The complete prohibition and thorough destruction of nuclear weapons and the realization of a nuclear-weapon-free world will remove forever the threat of nuclear weapons facing mankind, hence greatly enhancing international peace and security. To achieve such a goal, the international community should first make the following efforts:

First, to establish a new security concept based on mutual trust, mutual benefit, equality and cooperation. The nuclear disarmament process is intertwined with the international security situation. A peaceful, secure, stable international environment based on mutual trust is essential for the advancement of the nuclear disarmament process.

Second, to maintain the global strategic balance and stability which constitute the basis and precondition for progress in the nuclear disarmament process. The states concerned should strictly abide by the existing arms control treaties underpinning the global strategic balance and stability. They should stop the development, deployment and proliferation of advanced missile defense systems and outer space weapons, which will jeopardize the nuclear disarmament process and even trigger a new round of nuclear arms race.

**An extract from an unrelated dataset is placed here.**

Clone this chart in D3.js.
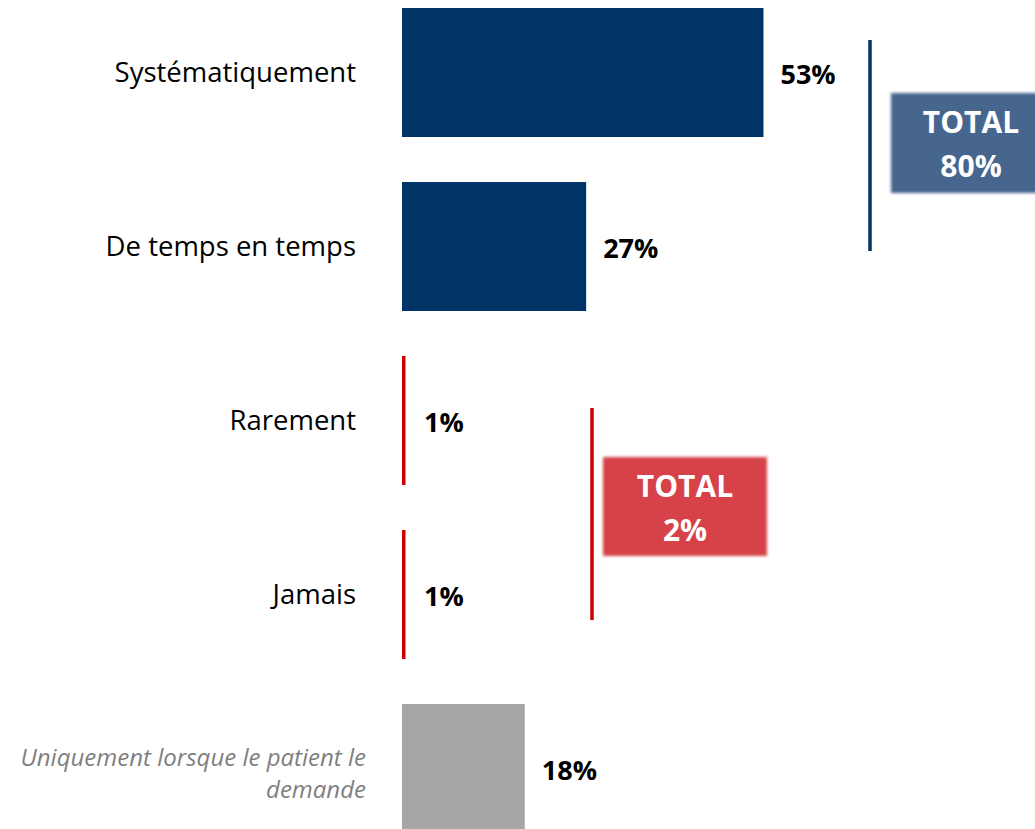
<!DOCTYPE html>
<html><head><meta charset="utf-8">
<script src="https://cdn.jsdelivr.net/npm/d3@7"></script>
<style>
html,body{margin:0;padding:0;background:#fff;}
svg{display:block;font-family:"Open Sans",Lato,sans-serif;}
</style></head>
<body><div id="chart"></div>
<script>
const categories = ["Systématiquement","De temps en temps","Rarement","Jamais","Uniquement lorsque le patient le demande"];
const values = [53, 27, 1, 1, 18];
const valueLabels = ["53%","27%","1%","1%","18%"];
const barColors = ["#003366","#003366","#cc0000","#cc0000","#a6a6a6"];
const totalGroups = [
  {label:"TOTAL", value:"80%", members:[0,1], line:"#003366", box:"#46668e"},
  {label:"TOTAL", value:"2%", members:[2,3], line:"#cc0000", box:"#d64246"}
];

const W = 1035, H = 829;
const svg = d3.select("#chart").append("svg").attr("width", W).attr("height", H);

const x = d3.scaleLinear().domain([0, 100]).range([402, 402 + 682]);
const y = d3.scaleBand().domain(categories).range([-14.5, 855.5]).paddingInner(45/174).paddingOuter(45/348);

const defs = svg.append("defs");
const f = defs.append("filter").attr("id","soft").attr("x","-10%").attr("y","-10%").attr("width","120%").attr("height","120%");
f.append("feGaussianBlur").attr("stdDeviation", 1.6);

// bars
svg.selectAll("rect.bar").data(categories).join("rect")
  .attr("class","bar")
  .attr("x", x(0))
  .attr("y", d => y(d))
  .attr("width", (d,i) => i===2||i===3 ? 3.5 : x(values[i]) - x(0))
  .attr("height", y.bandwidth())
  .attr("fill", (d,i) => barColors[i]);

// value labels
svg.selectAll("text.val").data(categories).join("text")
  .attr("class","val")
  .attr("x", (d,i) => (i===2||i===3 ? x(0)+5 : x(values[i])) + 17)
  .attr("y", d => y(d) + y.bandwidth()/2 + 2)
  .attr("dy","0.36em")
  .attr("font-size", 27).attr("font-weight", 700).attr("fill", "#000")
  .text((d,i) => valueLabels[i]);

// category labels
categories.forEach((c,i) => {
  const cy = y(c) + y.bandwidth()/2;
  if (i === 4) {
    const t = svg.append("text").attr("text-anchor","end").attr("font-size",24)
      .attr("font-style","italic").attr("fill","#7f7f7f");
    t.append("tspan").attr("x", 366).attr("y", cy - 11).attr("dy","0.36em").text("Uniquement lorsque le patient le");
    t.append("tspan").attr("x", 366).attr("y", cy + 21).attr("dy","0.36em").text("demande");
  } else {
    svg.append("text").attr("text-anchor","end").attr("x", 356).attr("y", cy)
      .attr("dy","0.36em").attr("font-size", 27.5).attr("fill","#000").text(c);
  }
});

// totals brackets & boxes
const gi = [
  {lx: 870, ly0: 40, ly1: 251, bx: 891, by: 93, bw: 150, bh: 100},
  {lx: 592, ly0: 408, ly1: 620, bx: 603, by: 457, bw: 164, bh: 99}
];
totalGroups.forEach((g,k) => {
  const p = gi[k];
  svg.append("line").attr("x1",p.lx).attr("x2",p.lx).attr("y1",p.ly0).attr("y2",p.ly1)
    .attr("stroke", g.line).attr("stroke-width", 3.5);
  svg.append("rect").attr("x",p.bx).attr("y",p.by).attr("width",p.bw).attr("height",p.bh)
    .attr("fill", g.box).attr("filter","url(#soft)");
  const cx = k===0 ? 971 : p.bx + p.bw/2;
  svg.append("text").attr("x",cx).attr("y",p.by+29).attr("dy","0.36em").attr("text-anchor","middle")
    .attr("font-size",30).attr("font-weight",700).attr("fill","#fff").text(g.label);
  svg.append("text").attr("x",cx).attr("y",p.by+73).attr("dy","0.36em").attr("text-anchor","middle")
    .attr("font-size",30).attr("font-weight",700).attr("fill","#fff").text(g.value);
});
</script></body></html>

Third, any nuclear disarmament measures should follow the principle of undiminished security for all states.

To eliminate nuclear weapons, the international community may take the following concrete steps:

1. The nuclear-weapon States possessing the largest nuclear arsenals bear special responsibility for nuclear disarmament. They should continue to reduce drastically their respective nuclear arsenals on the principle of irreversibility.

2. All the nuclear-weapon States should renounce the nuclear deterrence policy based on the first use of nuclear weapons, undertake unconditionally not to be the first to use nuclear weapons and conclude an international legal instrument to such effect.

3. All the nuclear-weapon States should commit themselves unconditionally not to use or threaten to use nuclear weapons against non-nuclear-weapon States or nuclear-weapon-free zones, and a relevant international legal instrument should be concluded.

4. The nuclear-weapon States concerned should undertake to withdraw all the nuclear weapons deployed outside their territories.

5. All the nuclear-weapon States should support the efforts to establish nuclear-weapon-free zones, respect the status of those zones and assume the relevant obligations.

6. The nuclear-weapon States and the non-nuclear-weapon States concerned should forego the "nuclear umbrella" policy and the practice of "nuclear sharing".

7. The Treaty on the Non-Proliferation of Nuclear Weapons (NPT) should be observed in full and in good faith. Those countries which have not yet acceded to the NPT should do so without delay and without conditions, so as to make the treaty truly universal.

8. The states which have not yet signed and ratified the Comprehensive Nuclear-Test-Ban Treaty (CTBT) should do so as soon as possible, so as to promote the early entry into force of the CTBT according to the treaty provisions.

9. A universal and verifiable fissile material cut-off treaty (FMCT) should be negotiated and concluded.

10. On the basis of the above-mentioned efforts, a convention on the complete prohibition of nuclear weapons should be negotiated and concluded.